Here’s how to enter – leave a comment for each if you’d like extra entries:
1. What dessert you’re planning to make for Thanksgiving
2. Like Taste of Home on Facebook
3. Follow @TasteofHome on Twitter
4. Subscribe to the RSS feed for Smith Bites
5. Like Smith Bites on Facebook
6. Follow me on Twitter
One winner will be chosen via random.org this coming Friday, November 5 at noon; winner will be contacted via email so please make sure you leave your email addy in your contact info – DO NOT put your email in the actual comment. Winner will have 48 hours to respond or we choose another; giveaway is open to anyone who has a US mailing address. Good Luck!
LEMON YOGURT MUFFINS
Taste of Home Baking, 2011
- 1-3/4 cups all-purpose flour
- ¾ cups sugar
- 1 Tablespoon lemon zest
- 1 teaspoon baking powder
- ¾ teaspoon baking soda
- 1/4 teaspoon salt
- 1 egg
- 1 cup (8 ounces) lemon or plain yogurt
- 6 Tablespoons butter, melted
- 1 Tablespoon lemon juice
FOR THE GLAZE:
- 1/3 cup lemon juice
- ¼ cup sugar
- 1 teaspoon lemon zest
- In a large bowl, combine the flour, sugar, lemon zest, baking powder, baking soda and salt; whisk to combine and set aside.

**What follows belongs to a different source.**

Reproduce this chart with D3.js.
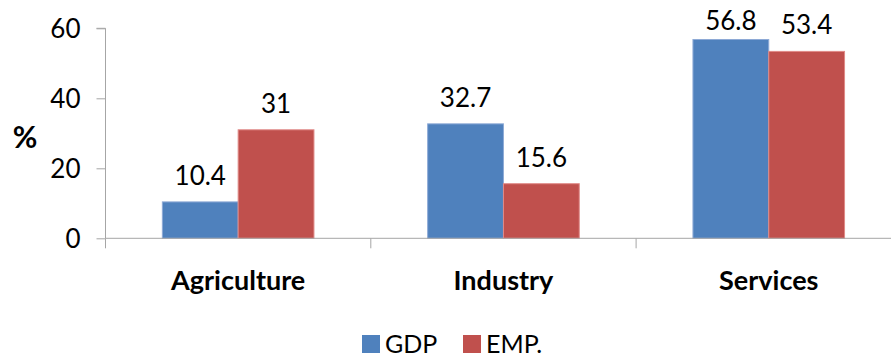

- In another bowl, whisk the egg, yogurt, melted butter and lemon juice. Stir into flour mixture just until moistened.**
- Fill greased muffin cups two-thirds full and bake at 400 degrees for 20-24 minutes or until a toothpick inserted near the center comes out clean.
- Cool 5 minutes and leave in pan
WHILE MUFFINS ARE COOLING MAKE GLAZE:
- In a saucepan, combine the glaze ingredients
- Stir over low heat until sugar is dissolved
- Using a toothpick, poke 6-8 holes in each muffin and spoon glaze over warm muffins
**SMITH BITES NOTE: This is a very thick batter like that of cookie dough but these muffins bake up beautifully and have a wonderful tangy lemon flavor!